Australian rules football venue in Frankston, Victoria

Frankston Park (known under naming rights as Kinetic Stadium) is an Australian rules football venue located in the Melbourne suburb of Frankston. It is home to the Frankston Football Club, which plays in the Victorian Football League (VFL).

==History==
Frankston Park is noted for the unusually long and narrow dimensions of its playing surface. It is also a rare example of a top municipal football ground which has, for most of its history, not been used for cricket during the summer months. In the early 1920s, the council determined that it preferred to leave the ground as a public space during summer and to not compromise the surface by installing cricket pitches. Since that time, Jubilee Park has been the district's primary cricket venue.

The grandstand at Frankston Park was the original grandstand from the first ever Australian Scout Jamboree in 1935, and was relocated to the ground shortly after. In 2005, Frankston City Council funded a A$1.2 million refurbishment of the grandstand. Following the latest refurbishment, it was renamed the "Bryan Mace Grandstand", in honour of the Frankston Football Club stalwart and general manager.
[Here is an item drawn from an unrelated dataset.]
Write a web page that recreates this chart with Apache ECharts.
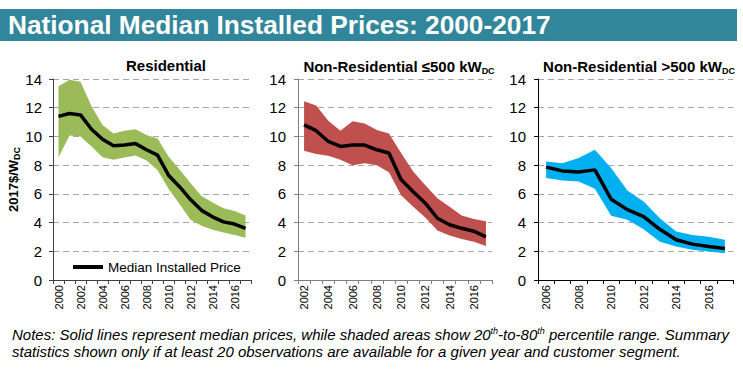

The historic grandstand remained as a landmark at Frankston Park for 72 years, until it was destroyed by fire on 12 February 2008. The grandstand was subsequently reconstructed and completed in January 2011.

In 2008, the St Kilda Football Club had planned to move its primary training base from Moorabbin Oval to Frankston Park and to re-develop it into a top class training venue for the club; but these plans fell through due to high cost, and the club instead developed and moved to Belvedere Park in nearby Seaford.

A crowd of 8,500 people attended Frankston Park for the Mornington Peninsula Nepean Football League (MPNFL) grand final in 2018.

Broadcast quality floodlighting was installed at the venue in 2020, making it one of the few suburban venues suitable for VFL and AFL Women's night matches.